> Dataset entries
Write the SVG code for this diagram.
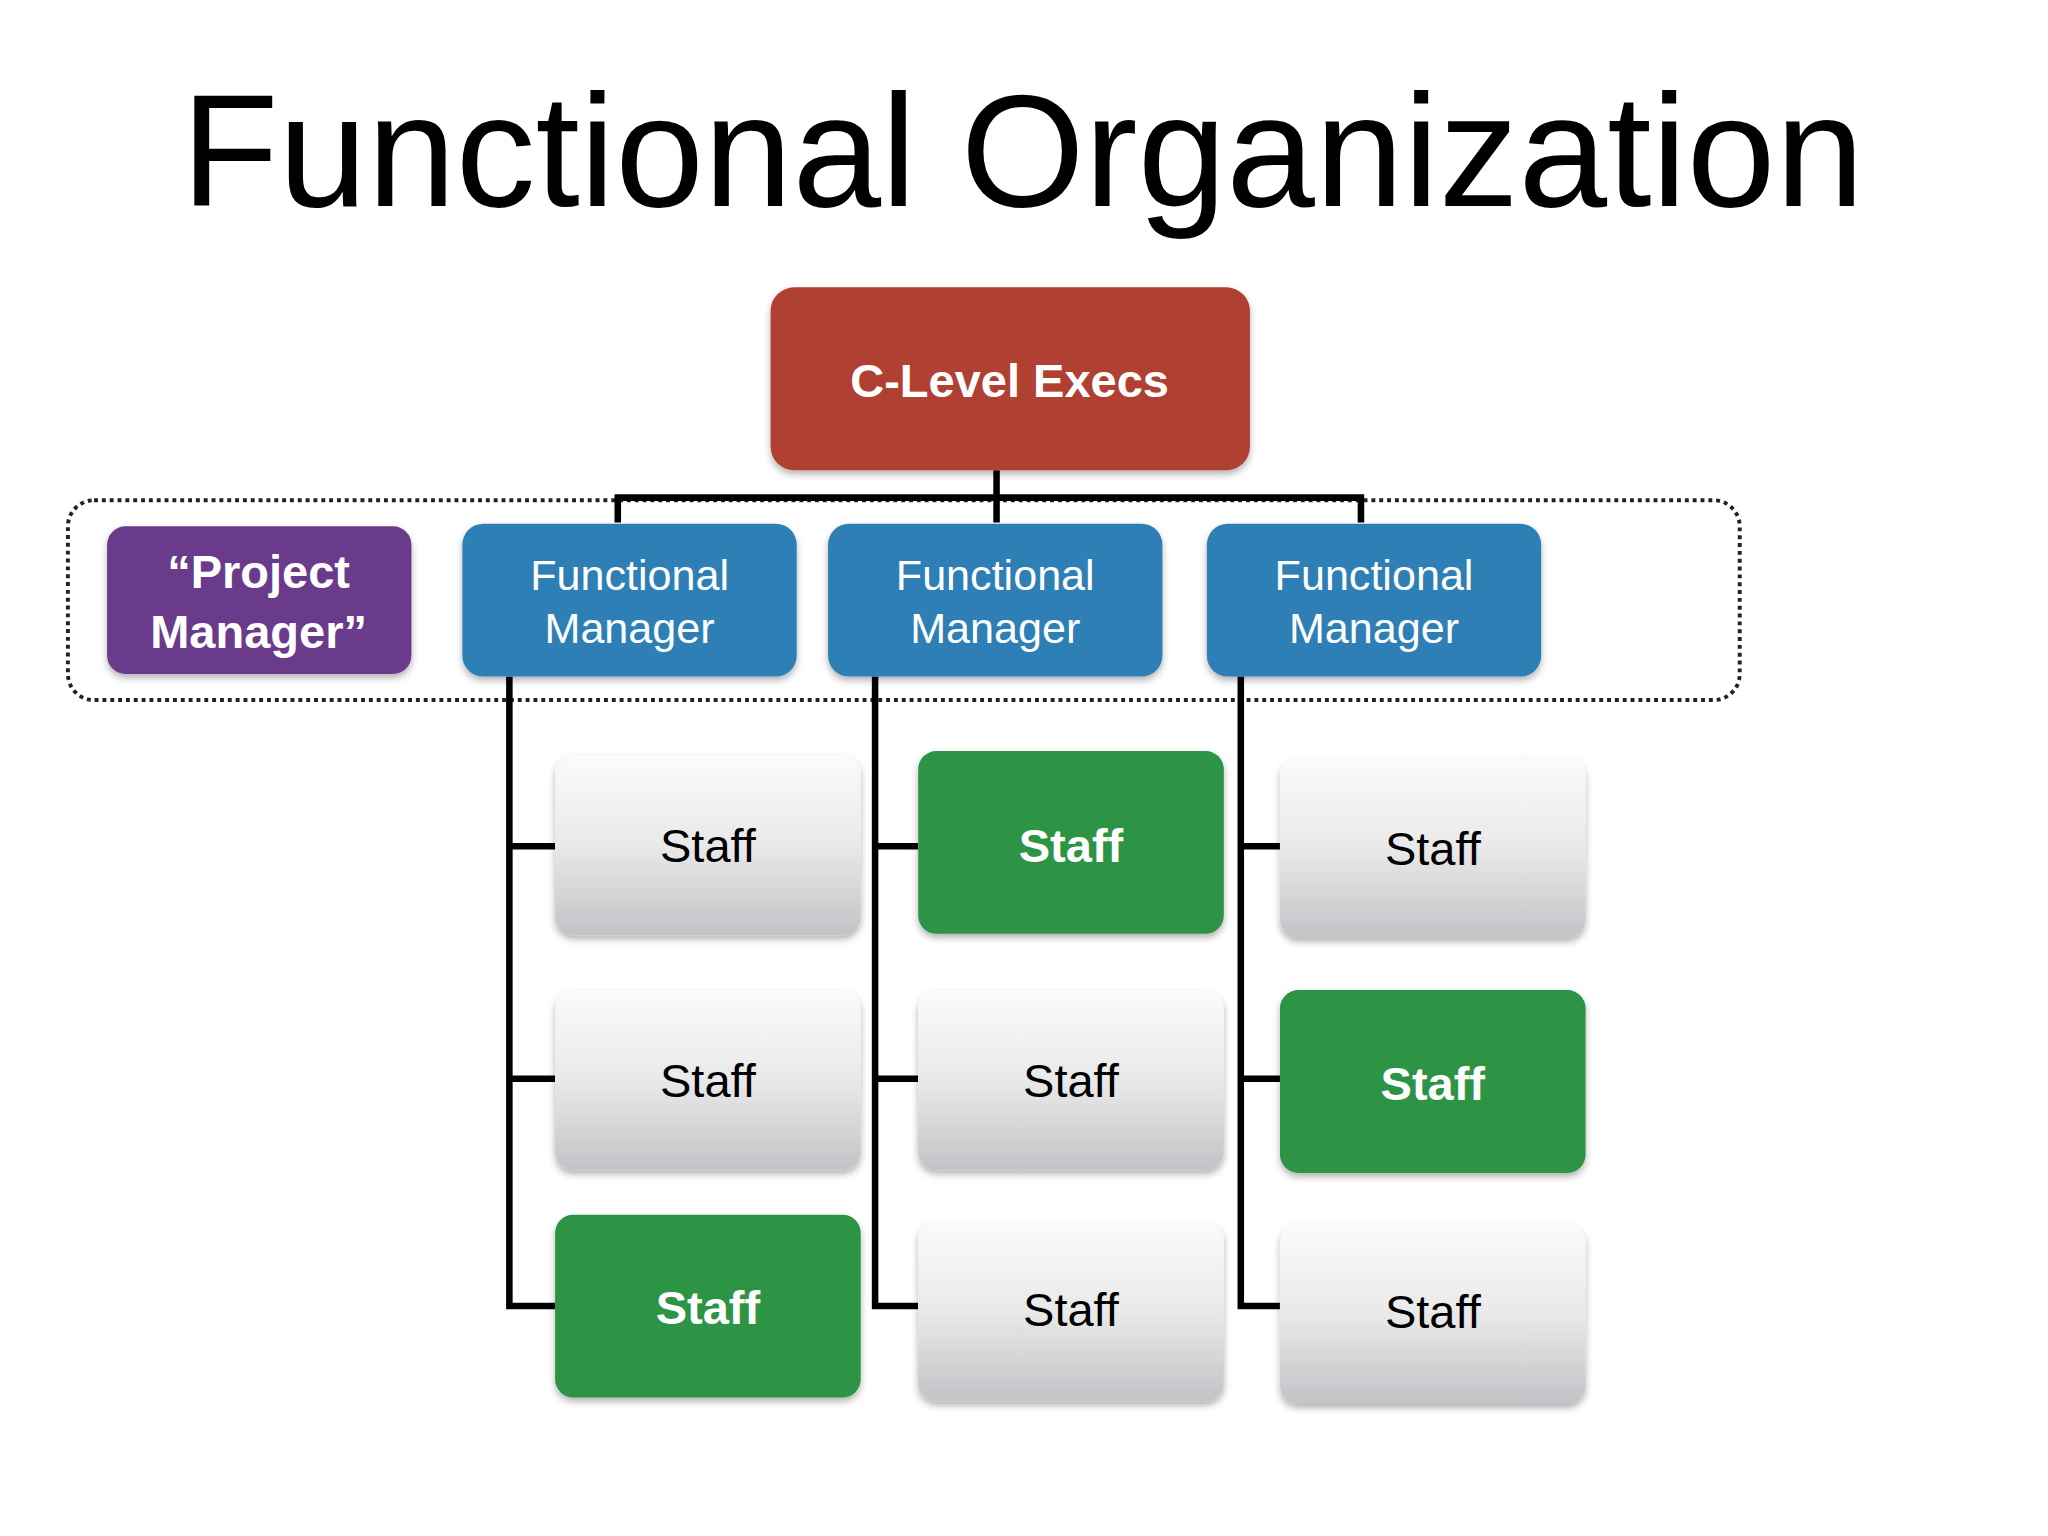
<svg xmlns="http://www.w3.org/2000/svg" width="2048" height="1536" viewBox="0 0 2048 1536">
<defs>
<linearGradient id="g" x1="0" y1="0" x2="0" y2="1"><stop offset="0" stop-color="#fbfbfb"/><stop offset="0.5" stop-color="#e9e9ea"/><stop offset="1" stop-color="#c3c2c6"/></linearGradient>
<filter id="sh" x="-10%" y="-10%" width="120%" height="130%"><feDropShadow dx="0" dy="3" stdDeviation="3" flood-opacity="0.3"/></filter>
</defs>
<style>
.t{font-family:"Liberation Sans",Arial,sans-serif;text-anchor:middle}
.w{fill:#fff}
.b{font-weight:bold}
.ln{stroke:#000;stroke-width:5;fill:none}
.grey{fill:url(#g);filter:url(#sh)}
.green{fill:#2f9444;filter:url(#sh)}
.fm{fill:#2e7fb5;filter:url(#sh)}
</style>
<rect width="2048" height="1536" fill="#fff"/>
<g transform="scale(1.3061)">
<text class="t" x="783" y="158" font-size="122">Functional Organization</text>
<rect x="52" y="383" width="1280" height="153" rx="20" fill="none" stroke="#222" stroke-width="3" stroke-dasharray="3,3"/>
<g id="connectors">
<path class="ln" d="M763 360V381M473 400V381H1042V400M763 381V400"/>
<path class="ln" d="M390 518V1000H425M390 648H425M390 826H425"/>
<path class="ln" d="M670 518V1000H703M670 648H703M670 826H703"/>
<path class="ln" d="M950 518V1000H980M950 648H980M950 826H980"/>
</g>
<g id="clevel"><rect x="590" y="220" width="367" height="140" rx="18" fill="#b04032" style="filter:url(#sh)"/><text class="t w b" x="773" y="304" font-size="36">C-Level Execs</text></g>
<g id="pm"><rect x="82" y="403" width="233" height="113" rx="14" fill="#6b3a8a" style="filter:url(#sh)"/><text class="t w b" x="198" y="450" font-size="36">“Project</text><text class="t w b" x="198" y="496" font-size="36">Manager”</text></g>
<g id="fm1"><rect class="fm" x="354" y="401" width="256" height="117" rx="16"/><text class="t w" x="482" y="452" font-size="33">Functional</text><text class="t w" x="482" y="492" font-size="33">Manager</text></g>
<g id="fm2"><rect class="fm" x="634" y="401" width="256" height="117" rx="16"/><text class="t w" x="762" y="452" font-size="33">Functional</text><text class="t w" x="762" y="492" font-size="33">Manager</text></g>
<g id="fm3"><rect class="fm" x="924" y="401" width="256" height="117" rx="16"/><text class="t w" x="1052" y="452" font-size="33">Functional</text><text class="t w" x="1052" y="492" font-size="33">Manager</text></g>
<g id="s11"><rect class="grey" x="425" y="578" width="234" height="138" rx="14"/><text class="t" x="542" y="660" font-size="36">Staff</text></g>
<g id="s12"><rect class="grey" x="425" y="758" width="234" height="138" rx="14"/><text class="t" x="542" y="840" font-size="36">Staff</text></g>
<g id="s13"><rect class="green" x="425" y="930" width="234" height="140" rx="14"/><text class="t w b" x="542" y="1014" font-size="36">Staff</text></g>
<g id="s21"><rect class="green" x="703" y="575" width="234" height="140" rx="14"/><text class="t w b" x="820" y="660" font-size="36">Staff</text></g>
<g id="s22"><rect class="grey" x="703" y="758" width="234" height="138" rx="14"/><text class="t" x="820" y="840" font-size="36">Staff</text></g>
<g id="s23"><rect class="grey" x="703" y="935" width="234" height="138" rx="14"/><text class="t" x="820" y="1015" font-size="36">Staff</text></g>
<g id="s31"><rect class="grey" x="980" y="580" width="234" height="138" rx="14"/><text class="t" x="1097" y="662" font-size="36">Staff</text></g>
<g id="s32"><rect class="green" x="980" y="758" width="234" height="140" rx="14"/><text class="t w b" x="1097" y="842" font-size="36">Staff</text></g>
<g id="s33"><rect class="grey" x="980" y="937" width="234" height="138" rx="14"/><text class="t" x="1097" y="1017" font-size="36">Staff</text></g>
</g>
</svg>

--

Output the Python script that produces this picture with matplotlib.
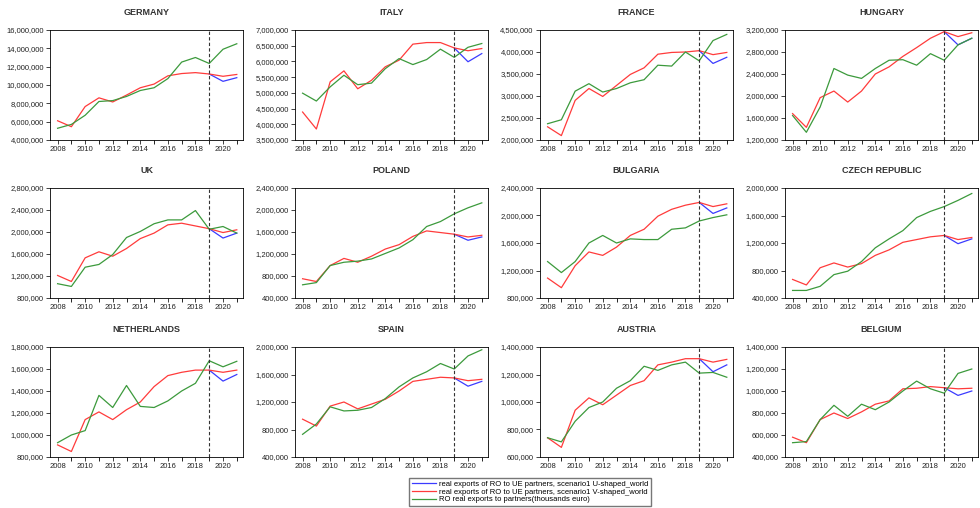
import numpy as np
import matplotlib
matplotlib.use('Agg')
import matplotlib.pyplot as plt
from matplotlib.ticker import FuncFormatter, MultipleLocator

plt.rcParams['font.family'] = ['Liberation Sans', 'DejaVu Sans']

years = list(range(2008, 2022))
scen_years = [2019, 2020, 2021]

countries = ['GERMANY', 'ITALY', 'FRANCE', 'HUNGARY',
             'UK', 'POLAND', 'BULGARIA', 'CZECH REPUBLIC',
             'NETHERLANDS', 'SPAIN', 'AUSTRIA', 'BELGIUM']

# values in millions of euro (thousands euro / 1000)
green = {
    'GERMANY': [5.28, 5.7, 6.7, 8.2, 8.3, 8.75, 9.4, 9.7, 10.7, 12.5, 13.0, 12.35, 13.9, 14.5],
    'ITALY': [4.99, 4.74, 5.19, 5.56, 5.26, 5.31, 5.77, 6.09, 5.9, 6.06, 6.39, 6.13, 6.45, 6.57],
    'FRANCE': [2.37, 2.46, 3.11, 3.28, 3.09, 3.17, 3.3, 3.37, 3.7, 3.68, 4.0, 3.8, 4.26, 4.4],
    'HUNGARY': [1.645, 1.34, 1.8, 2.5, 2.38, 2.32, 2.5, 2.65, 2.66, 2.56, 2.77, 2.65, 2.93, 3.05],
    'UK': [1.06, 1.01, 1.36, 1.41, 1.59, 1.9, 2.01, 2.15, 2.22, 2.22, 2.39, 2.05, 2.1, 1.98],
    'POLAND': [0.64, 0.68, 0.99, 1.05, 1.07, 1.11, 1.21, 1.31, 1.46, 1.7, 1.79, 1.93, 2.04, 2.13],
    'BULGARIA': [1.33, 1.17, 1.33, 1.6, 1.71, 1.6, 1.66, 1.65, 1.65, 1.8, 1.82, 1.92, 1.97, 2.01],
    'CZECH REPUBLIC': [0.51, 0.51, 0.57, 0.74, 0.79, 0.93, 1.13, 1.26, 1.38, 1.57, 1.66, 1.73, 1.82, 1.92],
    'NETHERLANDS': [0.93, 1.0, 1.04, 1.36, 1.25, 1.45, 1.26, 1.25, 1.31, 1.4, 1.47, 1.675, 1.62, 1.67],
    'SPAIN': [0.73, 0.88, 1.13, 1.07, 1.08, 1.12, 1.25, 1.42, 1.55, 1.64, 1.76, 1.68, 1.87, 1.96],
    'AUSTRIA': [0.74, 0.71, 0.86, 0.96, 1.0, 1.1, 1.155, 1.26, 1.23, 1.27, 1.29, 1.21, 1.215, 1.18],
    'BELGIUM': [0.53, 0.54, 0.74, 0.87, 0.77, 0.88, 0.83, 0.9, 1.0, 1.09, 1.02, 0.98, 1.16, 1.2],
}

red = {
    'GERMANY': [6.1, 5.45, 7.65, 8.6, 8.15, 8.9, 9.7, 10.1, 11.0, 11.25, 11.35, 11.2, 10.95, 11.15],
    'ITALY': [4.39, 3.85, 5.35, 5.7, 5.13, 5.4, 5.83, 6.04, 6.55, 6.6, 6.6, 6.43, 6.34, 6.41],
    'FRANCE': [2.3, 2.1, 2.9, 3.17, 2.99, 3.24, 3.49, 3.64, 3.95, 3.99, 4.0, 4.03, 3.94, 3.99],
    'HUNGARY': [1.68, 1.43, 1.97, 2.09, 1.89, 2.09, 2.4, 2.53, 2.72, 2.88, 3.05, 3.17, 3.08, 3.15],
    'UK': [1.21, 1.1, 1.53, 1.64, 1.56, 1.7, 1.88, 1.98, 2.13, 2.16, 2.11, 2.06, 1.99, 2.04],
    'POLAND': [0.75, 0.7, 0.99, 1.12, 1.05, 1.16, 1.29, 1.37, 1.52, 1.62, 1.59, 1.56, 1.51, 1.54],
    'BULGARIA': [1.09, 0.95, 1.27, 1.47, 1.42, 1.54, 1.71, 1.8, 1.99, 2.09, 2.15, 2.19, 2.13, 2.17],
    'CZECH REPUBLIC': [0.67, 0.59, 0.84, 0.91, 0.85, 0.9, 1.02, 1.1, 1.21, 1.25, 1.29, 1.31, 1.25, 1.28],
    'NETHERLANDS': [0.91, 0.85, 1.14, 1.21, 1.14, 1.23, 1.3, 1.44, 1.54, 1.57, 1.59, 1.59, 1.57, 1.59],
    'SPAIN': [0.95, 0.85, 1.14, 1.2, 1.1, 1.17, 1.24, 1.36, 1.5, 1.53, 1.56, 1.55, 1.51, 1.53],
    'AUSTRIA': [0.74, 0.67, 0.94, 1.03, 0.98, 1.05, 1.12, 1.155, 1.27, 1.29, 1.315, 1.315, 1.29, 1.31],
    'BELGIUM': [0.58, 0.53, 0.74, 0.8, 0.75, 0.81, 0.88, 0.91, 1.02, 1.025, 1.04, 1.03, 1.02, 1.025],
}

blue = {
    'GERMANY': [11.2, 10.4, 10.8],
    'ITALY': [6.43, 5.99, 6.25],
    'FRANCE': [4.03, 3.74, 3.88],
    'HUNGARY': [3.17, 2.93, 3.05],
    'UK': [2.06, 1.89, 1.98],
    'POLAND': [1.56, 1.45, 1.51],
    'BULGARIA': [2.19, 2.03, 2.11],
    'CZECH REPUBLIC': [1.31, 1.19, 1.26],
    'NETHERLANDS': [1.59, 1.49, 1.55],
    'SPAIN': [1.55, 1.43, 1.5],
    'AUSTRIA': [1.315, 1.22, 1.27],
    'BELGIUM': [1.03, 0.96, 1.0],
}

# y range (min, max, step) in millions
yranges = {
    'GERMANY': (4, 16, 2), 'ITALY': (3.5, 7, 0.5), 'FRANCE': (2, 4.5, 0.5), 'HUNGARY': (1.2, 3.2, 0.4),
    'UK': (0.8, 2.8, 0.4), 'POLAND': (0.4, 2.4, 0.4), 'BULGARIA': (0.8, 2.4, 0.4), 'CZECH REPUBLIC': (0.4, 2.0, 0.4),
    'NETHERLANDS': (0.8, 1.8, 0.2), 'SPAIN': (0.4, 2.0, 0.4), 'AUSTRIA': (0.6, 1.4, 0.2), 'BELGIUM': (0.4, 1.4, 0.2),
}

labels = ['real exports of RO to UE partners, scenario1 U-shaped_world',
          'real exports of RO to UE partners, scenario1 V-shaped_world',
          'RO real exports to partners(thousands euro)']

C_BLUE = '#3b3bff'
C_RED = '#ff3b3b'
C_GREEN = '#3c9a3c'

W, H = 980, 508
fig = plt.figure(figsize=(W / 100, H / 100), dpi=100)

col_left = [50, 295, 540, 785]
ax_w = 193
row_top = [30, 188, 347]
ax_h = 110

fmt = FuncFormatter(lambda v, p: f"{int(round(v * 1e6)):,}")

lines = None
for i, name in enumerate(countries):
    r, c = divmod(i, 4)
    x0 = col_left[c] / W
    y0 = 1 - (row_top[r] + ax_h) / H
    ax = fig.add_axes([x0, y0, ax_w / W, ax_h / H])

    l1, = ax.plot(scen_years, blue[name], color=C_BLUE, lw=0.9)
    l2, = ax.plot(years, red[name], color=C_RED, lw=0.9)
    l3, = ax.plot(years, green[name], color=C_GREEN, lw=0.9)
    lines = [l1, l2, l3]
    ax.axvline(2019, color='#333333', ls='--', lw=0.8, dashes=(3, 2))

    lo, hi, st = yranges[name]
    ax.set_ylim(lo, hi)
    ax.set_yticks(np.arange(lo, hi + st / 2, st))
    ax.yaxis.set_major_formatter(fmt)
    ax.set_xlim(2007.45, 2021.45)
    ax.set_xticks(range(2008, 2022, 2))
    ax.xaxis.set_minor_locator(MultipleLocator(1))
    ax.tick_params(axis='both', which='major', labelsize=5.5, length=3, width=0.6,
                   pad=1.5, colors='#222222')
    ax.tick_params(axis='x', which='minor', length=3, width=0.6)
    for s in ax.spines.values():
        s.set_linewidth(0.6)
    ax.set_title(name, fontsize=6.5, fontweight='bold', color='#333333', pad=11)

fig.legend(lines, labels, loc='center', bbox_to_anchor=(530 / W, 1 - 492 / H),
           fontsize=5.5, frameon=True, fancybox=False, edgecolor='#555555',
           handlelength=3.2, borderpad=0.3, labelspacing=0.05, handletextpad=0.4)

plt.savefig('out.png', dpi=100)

...

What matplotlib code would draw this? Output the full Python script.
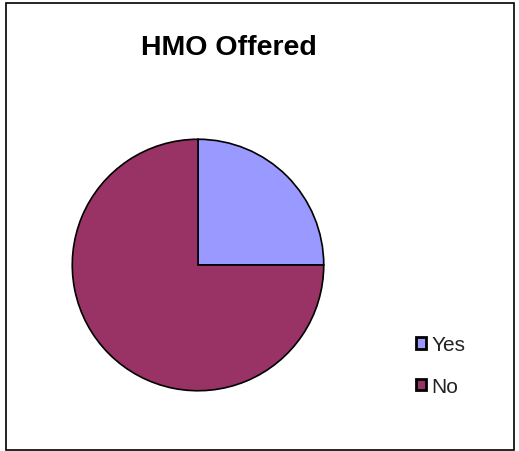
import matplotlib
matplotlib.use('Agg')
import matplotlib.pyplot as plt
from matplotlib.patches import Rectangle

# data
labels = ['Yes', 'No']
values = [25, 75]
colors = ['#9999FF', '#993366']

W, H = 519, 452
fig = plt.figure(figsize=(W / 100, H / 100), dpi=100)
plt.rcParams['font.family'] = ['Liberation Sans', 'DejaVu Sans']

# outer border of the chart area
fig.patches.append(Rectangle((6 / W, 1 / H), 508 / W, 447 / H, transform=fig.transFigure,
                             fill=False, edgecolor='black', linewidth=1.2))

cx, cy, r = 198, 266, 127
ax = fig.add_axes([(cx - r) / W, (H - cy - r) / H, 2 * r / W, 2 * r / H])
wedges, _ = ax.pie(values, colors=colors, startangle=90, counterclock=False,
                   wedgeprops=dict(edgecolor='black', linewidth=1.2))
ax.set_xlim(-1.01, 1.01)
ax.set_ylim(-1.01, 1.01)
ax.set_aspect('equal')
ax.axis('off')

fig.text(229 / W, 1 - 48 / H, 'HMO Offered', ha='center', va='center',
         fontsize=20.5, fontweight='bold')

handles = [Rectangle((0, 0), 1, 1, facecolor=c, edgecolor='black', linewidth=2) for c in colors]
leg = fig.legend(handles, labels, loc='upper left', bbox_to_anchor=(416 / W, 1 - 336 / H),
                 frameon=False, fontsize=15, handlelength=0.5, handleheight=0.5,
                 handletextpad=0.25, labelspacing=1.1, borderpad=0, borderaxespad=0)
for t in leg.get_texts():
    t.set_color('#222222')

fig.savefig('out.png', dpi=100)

> Given request
Nothing but the lines from the one with "Output the Python" through the one with "scen_years = [2019, 2020, 2021]" should be copied, word for word. Pictures are left out.

> Complete response
Output the Python script that produces this picture with matplotlib.
import numpy as np
import matplotlib
matplotlib.use('Agg')
import matplotlib.pyplot as plt
from matplotlib.ticker import FuncFormatter, MultipleLocator

plt.rcParams['font.family'] = ['Liberation Sans', 'DejaVu Sans']

years = list(range(2008, 2022))
scen_years = [2019, 2020, 2021]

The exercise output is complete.